Senate Republicans are growing increasingly worried that a crowded 2024 presidential field could ease the path for former President Trump to once again clinch the party’s nomination.
The field isn’t crowded yet, but former South Carolina Gov. Nikki Haley’s announcement Tuesday that she will run for the GOP nomination is seen as a harbinger of things to come.
A number of prominent former Trump administration officials, including former Secretary of State Mike Pompeo and former Vice President Mike Pence, are seen as likely to run. South Carolina itself may have an additional GOP candidate in Sen. Tim Scott.
Florida Gov. Ron DeSantis is seen as a likely candidate, while possible entrants include New Hampshire Gov. Chris Sununu, former Arkansas Gov. Asa Hutchinson, former Maryland Gov. Larry Hogan and Virginia Gov. Glenn Youngkin.
In a typical year there are also presidential candidates from the Senate, though 2024 may be an anomaly in this regard.
“Look, we were all concerned with the fact that we had 15 or 16 or 17 individuals vying for attention in the last one. We really don’t want to see that happen again,” Sen. Mike Rounds (R-S.D.) told The Hill. “We just don’t.”
Most GOP senators are staying neutral in the race so far and few are offering any public criticisms of Trump, or comments specifically stating that they do not want him as their party’s nominee.
But Republicans in the Senate are tired of losing, and many blame Trump for the party losing the House in 2018, losing the White House and Senate in 2020 and failing to pick up the Senate in 2022.
They are now feeling anxious over the possibility that Trump could again steamroll through a crowded field and waltz to the party’s nomination.
“I do worry about that,” Sen. John Cornyn (R-Texas) said, adding that “unfortunately, I don’t have any control over that.”

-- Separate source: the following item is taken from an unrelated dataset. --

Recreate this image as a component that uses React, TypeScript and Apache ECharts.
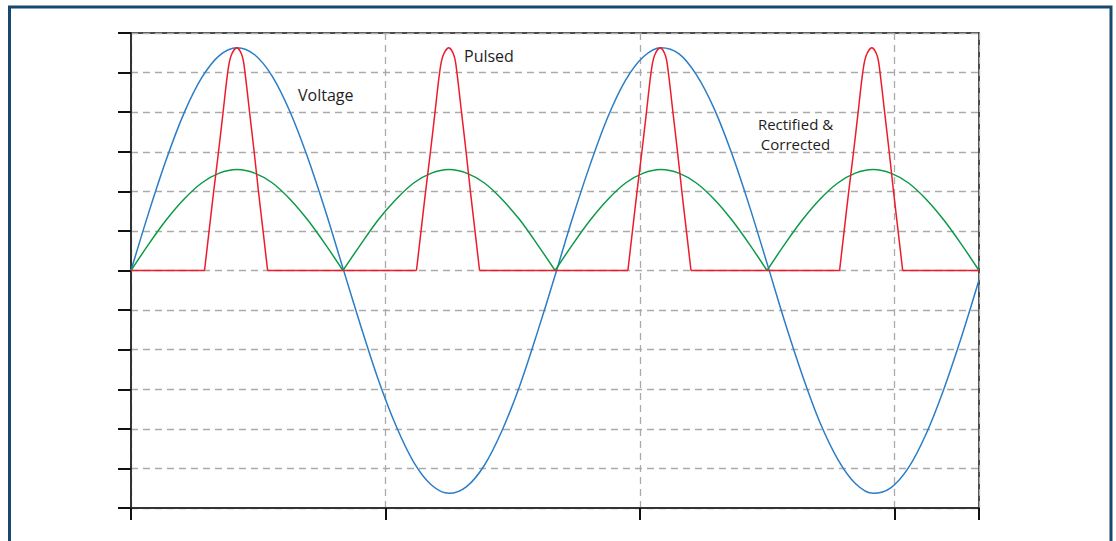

According to recent polling conducted for the Club for Growth, Trump trails DeSantis in a one-on-one match-up — 49 percent to 40 percent. However, when the field expands to include Pence, Haley, Pompeo, Scott and Youngkin, Trump leads the Florida governor with 37 percent to 33 percent, prompting some concern.
“I think she’s an impressive person,” Cornyn said of Haley. “I don’t envy her [for] all the attacks she’s going to receive, but unfortunately that’s part of the process.”
Those came swiftly on Tuesday as a spokesperson for the Make America Great Again PAC dinged her as a “career politician,” while noting all of the contours Haley has made since Trump burst on the scene. That includes her time as an anti-Trump figure to working in his Cabinet to giving paid speeches in recent years.
“Sure just looks like more of the same, a career politician whose only fulfilled commitment is to herself,” said Taylor Budowich, who previously served as Trump’s spokesperson.
However, a number of Trump-backing senators had kind words to say about the former Palmetto State governor. Sen. Tommy Tuberville (R-Ala.) told reporters that she would be a “great candidate.” He also noted that he told Trump recently that he hopes “they all get in.”
“He needs the challenge as well as anybody,” Tuberville said. “They need to work for it. They need to fight for it.”
Sen. Lindsey Graham (R-S.C.), who endorsed Trump at his South Carolina kickoff event recently, hailed her tenures as governor and ambassador, adding that she will “acquit herself well as a candidate for president.”
“We have an embarrassment of riches on our side,” Graham said of the emerging GOP field.
In total, five Senate Republicans have thrown their support behind the ex-president: Graham, Tuberville, J.D. Vance (Ohio), Eric Schmitt (Mo.) and Markwayne Mullin (Okla.).
Sen. Marco Rubio (R-Fla.), whom Haley supported and campaigned for in the 2016 race, predicted that the former governor “will do well” this cycle. However, he dismissed any possibility that the field might be on the smaller side, saying that those days are done with.
“If people want to run for president, they’re going to run,” Rubio said in a brief interview. “For the foreseeable future, I think presidential races, on both sides, will generally be crowded, especially if there’s not a sitting president of the other party. … I think that’s going to be, for the foreseeable future, just the nature of these races.”
When asked if he’s still keeping his eye on a 2024 bid, the Florida senator told The Hill that he “doesn’t have any plans to run for anything in the immediate future.”
According to a number of Senate Republicans, another one of those is Scott, whom Haley tapped to replace former Sen. Jim DeMint (R-S.C.) in 2012.
“I think Tim has some real potential. I think he could bring the country together,” Rounds said. “My plan right now is to give Tim the first look.”
Following her official announcement Wednesday morning in Charleston, S.C., Haley will appear in New Hampshire on Thursday and Iowa on Monday and Tuesday in her inaugural swings to the pair of early voting states.
At least one lawmaker representing Iowa, and eager to see many candidates coming to the state, said she’s not against a larger field.
“I’m not worried about too many getting in,” Sen. Joni Ernst (R-Iowa) said. “I’m excited to welcome all of them in.”